Due to the need for increased cooling of the J79, the Israeli engineers shortened the Mirage III rear fuselage and widened it to accommodate wider air intakes and an additional air intake was also introduced to the bottom of the vertical stabilizer.

A modified two seat Mirage IIIc took to the skies in 1970 powered by the new J79 engine shortly followed thereafter by a J79 powered Nesher during September 1971. But it was June 1973 when a highly modified Nesher powered by the J79 took to the skies for the first time, along with the Israeli avionics on board and re-arranged fuel tanks to improve range.

The finished article entered IAF service during 1975 and saw its first combat during an air strike into Lebanon during 1977 and even got its first kill, a Syrian Mig-21, in 1979 the same day as the F-15 took its first air to air kill. By 1982 the Kfir was used mostly in the ground attack role, leaving the F-15’s & F-16’s to take on the air superiority role.

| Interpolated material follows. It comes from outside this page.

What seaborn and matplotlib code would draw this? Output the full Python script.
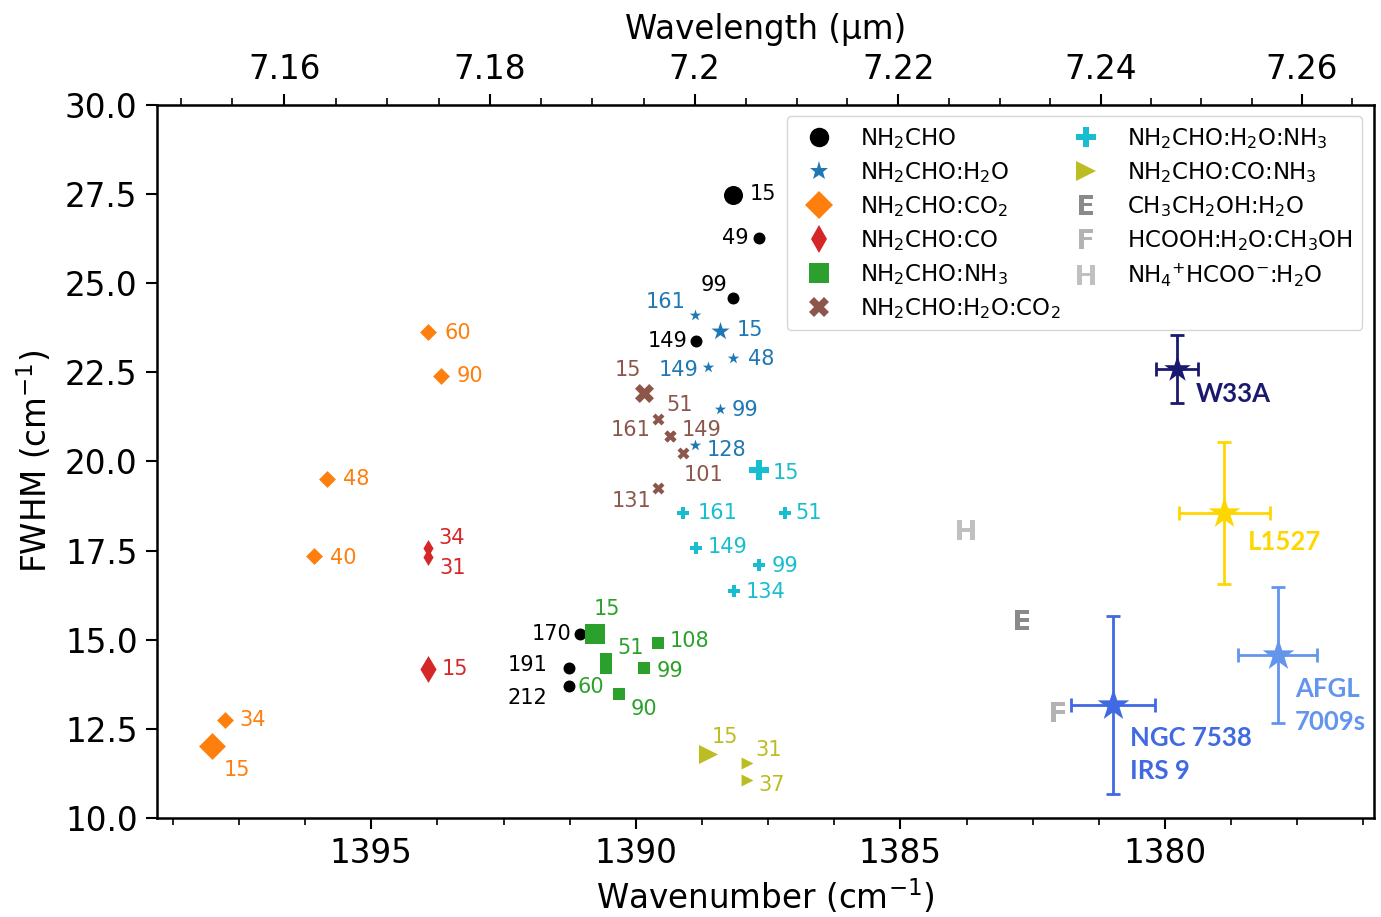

The Kfir was retired from IAF service in 1996 but is still used by several export customers. Due to the J79 being a U.S design it meant that Israel had to gain permission from the U.S State Department to export the Kfir which did limit the export potential but was bought by Colombia, Ecuador and Sri Lanka and have been used extensively by those nations.

Twenty five examples were also used by the U.S Navy as aggressor aircraft operating out of NAS Fallon and were given the name of F-21A.

Israel has recently announced a new upgrade program to extend the life of the existing export examples named “Block 60.”

The upgrade basically strips the aircraft back to its fuselage and then performs a nuts and bolts rebuilt, upgrading avionics and other systems including a new data-link system, something the Kfir never had being a third generation aircraft.

IAI state that the improvements bring the Kfir up to a fourth generation aircraft and something that is suitable for the 21st Century.

All of Colombia’s Kfir jets have gone through this program as well as the further twelve examples that were acquired; IAI is hoping that it can sell the Block 60 upgrade to the other two operators.